Ten years after the Irish Republican Army's momentous cease-fire, negotiations resumed Wednesday in hopes of reviving a Catholic-Protestant administration, an elusive goal of Northern Ireland's hard-fought peace process.

But the Rev. Ian Paisley, the Protestant firebrand whose assent to power-sharing has become essential, said his Democratic Unionist Party won't even talk directly to Sinn Fein, much less cooperate with the IRA-linked party, until the IRA fully disarms and disbands.

"Do people who have arms and hold on to them -- can they be in the government of Northern Ireland? We say no," said Paisley, 78, an anti-Catholic minister and lifelong opponent of compromise.

Paisley compared the IRA to garbage that must be thrown away.
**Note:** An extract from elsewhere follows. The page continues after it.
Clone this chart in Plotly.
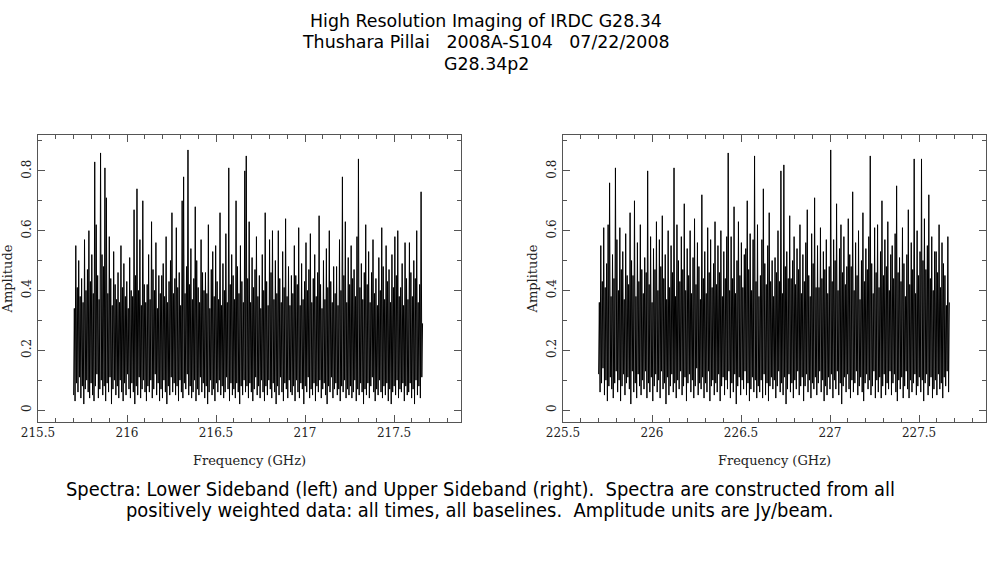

Sinn Fein leader Gerry Adams, who met separately with British and Irish government officials at the Stormont government complex in east Belfast where the talks were held, said Paisley's invective may reflect "pre-negotiation nerves."

He recalled that Paisley's party boycotted the negotiations that produced the U.S.-brokered Good Friday peace accord of 1998.

"This is a new experience for the DUP. When was the last time the DUP were in negotiation with anybody?" said Adams, a reputed veteran IRA commander.

Britain and Ireland hope this week's talks will prepare all sides for painful decisions at a Sept. 16-18 negotiating session to be overseen by the British and Irish prime ministers, Tony Blair and Bertie Ahern, at Leeds Castle east of London.